Analysis: The WTO Appellate Body Crisis – a contribution to the ongoing discussions
The WTO Appellate Body has not been functioning since the end of 2019. The WTO Members have, however, agreed to have a fully and well-functioning dispute settlement system that is accessible to all WTO Members by 2024. An informal process is now underway to restart operations.
The National Board of Trade Sweden has analysed parts of the criticism raised, in order to both better understand the situation and discuss ideas for the way ahead.
This analysis is an independent publication by the National Board of Trade Sweden and does not reflect or represent the formal position or views of the Swedish Government nor those of the European Union.
What is the importance of the Appellate Body for Sweden and Swedish companies, Emilie Eriksson?
It is important that companies can rely on existing rules and regulations in international trade. Without a functioning dispute settlement system, there is a risk of countries interpreting the rules differently or of trade relations being exposed to power play by a stronger party.
The rules in the WTO agreements stipulate, among other things, that competition must be fair between trading partners. The Appellate Body has, for example, ruled on State support to domestic industry, as in the Airbus and Boeing disputes between the EU and the US. Hypothetically, one could also imagine that the legality of the US’ green subsidies for domestic companies (the Inflation Reduction Act (IRA)) and the EU Carbon Border Adjustment Mechanism (CBAM) on imported goods that have not been charged for their carbon emissions, could be issues that might be brought before the Appellate Body.
Why is not the Appellate Body functioning?
The US has blocked the appointment of new members to the Appellate Body, and thus it has not been able to conduct its work. The US criticism concerns the Appellate Body exceeding its powers, including which issues fall within the Appellate Body’s mandate. In addition, the US considers that the Appellate Body has created precedents in its reports, which is problematic because it is the WTO Members who determine the rules. The US has also pointed out that the Appellate Body has not always adhered to the deadlines that apply.

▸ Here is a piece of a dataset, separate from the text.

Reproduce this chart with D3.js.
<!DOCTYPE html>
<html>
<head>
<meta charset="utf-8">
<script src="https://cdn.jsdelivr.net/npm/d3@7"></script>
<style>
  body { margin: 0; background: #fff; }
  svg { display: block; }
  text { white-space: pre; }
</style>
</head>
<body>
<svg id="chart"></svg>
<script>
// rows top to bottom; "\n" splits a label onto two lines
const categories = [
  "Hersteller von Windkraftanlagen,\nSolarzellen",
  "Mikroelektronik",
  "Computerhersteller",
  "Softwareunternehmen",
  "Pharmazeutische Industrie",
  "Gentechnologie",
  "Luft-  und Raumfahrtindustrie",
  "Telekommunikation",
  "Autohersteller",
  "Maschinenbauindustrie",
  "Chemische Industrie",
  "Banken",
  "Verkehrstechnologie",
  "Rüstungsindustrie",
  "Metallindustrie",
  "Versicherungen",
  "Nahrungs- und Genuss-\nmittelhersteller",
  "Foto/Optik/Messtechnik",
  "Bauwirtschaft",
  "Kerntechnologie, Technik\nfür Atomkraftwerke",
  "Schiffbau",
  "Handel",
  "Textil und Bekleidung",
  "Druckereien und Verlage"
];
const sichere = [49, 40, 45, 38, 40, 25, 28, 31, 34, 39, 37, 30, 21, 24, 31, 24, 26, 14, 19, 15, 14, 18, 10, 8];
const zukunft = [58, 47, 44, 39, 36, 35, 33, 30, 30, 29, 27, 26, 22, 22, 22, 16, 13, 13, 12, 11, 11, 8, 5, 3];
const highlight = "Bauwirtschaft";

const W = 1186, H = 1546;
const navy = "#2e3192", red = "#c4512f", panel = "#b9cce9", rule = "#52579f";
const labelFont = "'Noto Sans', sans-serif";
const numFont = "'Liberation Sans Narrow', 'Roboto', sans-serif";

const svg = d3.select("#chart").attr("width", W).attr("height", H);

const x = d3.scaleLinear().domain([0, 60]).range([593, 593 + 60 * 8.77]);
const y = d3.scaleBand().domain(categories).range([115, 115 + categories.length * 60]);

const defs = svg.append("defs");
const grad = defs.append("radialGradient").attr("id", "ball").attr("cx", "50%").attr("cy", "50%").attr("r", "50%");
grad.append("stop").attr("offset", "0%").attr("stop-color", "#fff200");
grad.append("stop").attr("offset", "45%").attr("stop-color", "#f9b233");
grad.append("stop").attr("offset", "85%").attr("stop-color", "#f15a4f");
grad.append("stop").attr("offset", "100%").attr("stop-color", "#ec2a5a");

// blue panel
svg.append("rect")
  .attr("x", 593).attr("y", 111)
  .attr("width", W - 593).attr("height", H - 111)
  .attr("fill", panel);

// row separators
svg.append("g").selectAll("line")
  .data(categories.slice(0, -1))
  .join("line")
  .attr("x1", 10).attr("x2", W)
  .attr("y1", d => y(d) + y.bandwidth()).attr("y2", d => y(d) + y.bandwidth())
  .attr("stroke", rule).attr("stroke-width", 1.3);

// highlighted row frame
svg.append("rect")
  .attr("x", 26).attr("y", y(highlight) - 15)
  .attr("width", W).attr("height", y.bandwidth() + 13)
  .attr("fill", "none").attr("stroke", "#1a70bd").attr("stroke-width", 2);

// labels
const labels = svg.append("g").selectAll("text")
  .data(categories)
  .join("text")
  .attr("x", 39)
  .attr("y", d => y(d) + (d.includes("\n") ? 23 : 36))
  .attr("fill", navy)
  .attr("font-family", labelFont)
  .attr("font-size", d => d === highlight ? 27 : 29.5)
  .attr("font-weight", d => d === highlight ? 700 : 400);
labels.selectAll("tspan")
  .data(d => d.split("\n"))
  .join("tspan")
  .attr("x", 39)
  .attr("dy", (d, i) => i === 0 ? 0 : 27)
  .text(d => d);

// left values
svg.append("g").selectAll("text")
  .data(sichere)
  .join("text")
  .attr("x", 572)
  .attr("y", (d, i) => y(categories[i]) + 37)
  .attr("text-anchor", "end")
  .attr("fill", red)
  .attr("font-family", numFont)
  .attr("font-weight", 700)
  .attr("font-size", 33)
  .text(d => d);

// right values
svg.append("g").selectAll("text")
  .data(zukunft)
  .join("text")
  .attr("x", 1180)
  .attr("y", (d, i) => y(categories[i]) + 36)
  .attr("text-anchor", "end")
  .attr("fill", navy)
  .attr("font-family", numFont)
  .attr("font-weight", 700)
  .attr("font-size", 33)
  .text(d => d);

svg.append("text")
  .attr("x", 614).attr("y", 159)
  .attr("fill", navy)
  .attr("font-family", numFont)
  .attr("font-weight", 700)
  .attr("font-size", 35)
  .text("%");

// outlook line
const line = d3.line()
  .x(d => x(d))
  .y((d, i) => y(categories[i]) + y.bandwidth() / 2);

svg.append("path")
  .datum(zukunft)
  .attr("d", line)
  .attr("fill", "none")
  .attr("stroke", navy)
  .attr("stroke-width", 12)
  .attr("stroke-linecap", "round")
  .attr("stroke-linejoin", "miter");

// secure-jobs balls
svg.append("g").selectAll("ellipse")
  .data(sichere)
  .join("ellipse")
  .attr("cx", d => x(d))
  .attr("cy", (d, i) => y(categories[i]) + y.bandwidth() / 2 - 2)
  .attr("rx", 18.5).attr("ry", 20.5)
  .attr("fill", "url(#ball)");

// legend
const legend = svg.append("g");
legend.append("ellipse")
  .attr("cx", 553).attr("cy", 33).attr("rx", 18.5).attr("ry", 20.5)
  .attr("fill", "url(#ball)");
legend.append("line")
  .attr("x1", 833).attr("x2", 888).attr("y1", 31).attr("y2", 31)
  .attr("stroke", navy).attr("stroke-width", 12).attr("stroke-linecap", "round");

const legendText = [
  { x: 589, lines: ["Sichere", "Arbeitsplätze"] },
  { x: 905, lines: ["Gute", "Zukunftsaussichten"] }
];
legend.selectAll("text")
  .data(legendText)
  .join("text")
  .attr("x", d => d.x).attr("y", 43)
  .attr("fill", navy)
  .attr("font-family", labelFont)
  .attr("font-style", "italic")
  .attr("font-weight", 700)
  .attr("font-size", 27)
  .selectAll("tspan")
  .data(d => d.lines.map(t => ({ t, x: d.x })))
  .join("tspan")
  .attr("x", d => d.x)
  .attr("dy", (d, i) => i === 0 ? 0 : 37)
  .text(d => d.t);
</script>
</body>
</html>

Is the criticism justified?
It is true, in some cases, that the Appellate Body has taken too long to issue its reports. It would be preferable if the parties and the Appellate Body were able to be flexible and engage in mutual discussions in cases where a dispute is complex and needs more time. This type of problem could therefore better be approached with more directions in proceedings and communication during the process, for example.
In our view, the problem is not in the drafting of the rules of the Appellate Body themselves (the Understanding on Rules and Procedures Governing the Settlement of Disputes (DSU)), but rather how the rules have been interpreted and applied in practice.
What can be done about the problem?
In addition to more directions in proceedings, an annual dialogue between the WTO Members and the Appellate Body members could deepen the understanding between them. There may also be a need for discussion about changes to the substantive parts of the WTO agreements – where we know from experience that some of the wording is unclear.
Various types of clarifications and amendments, could also clarify the purpose of the dispute settlement system and the roles and obligations of the members of the Appellate Body. This could create a better common understanding of what it is intended to achieve.
Is there enough will among WTO Members to bring about change?
Since there is now a process going on, I am hopeful that the WTO Members are genuinely interested in finding a solution. On the part of the National Board of Trade Sweden, we hope that our paper can contribute to the restoration of the Appellate Body next year.